May 252012
 

My daughter is pretty amazing. I know every daughter everywhere is amazing, but in this case I mean pretty specifically amazing. When she was still very small, I used to take her for short drives on the gravel roads through the state park around our house to help her fall asleep, and for some reason (she was born on Shakespeare’s birthday) I taught her the “To Be or Not to Be” soliloquy from Hamlet. She memorized up to “and by a sleep to say we end the heartache and the thousand natural shocks that flesh is heir to” and could recite it on her own with decent inflection, somehow, despite the deadpan delivery of my recitals. To die. To sleep. No more. She was a year old.

That same year the only babysitter we ever had who smoked (and always left the butts floating in the toilet) was taking my daughter on a walk on the dirt roads by our home and asked who lived in one of the neighbor’s houses.

“I don’t know,” my daughter told her, looking at little wooden sign in front of the house. “Says ‘Meyers.'”

On the phone the other day she told me that the teachers in pre-school used to annoy her a little, because they had these books you could look at while listening to headphones that read you the story, and the teachers would keep telling her to put the headphones back on making her turn the page when the beep went off, even though she hadn’t finished reading the page yet.

When you read that much, you end up a little precocious, a little wonderfully unique.

It’s been almost two months since I’ve seen my daughter, and I know moving here will be a big change for her, but the Northwest keeps doing things to cheer me up.
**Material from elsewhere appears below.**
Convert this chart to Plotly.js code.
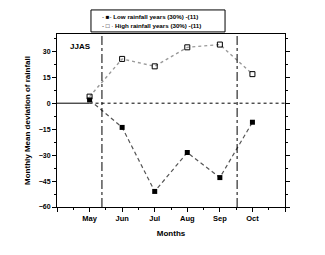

Things that remind me of her.

About a week ago I was washing what’s left of my car when I noticed a potato, still in perfectly good shape, positioned with almost mathematical precision in the corner of the car wash bay–in the photo above, I’ve moved it a little to get enough light on it for the photo. I don’t know what about a perfectly good potato carefully positioned in a car wash bay should make me think of my daughter, but it did. She’d turned twelve a week after I left home, and she’s particularly intrigued by Portland’s “weird” factor.

Imagiine how overjoyed I was, then, to be putting my phone away after taking the potato photo to find a full-grown person riding into the same car wash bay on one of those tiny superbikes, like this:

Despite a bunch of obvious other ways around, including not going into a bay at all, which would have been quicker, he chose to ride right past me and then, worried he might’ve been intruding, stopped, flipped open the visor of his helmet, and said, “Is it OK to come through here?”

Absolutely.

How could I explain how happy I was to see him?

Daughter, it really is pretty weird here, and pretty wonderful.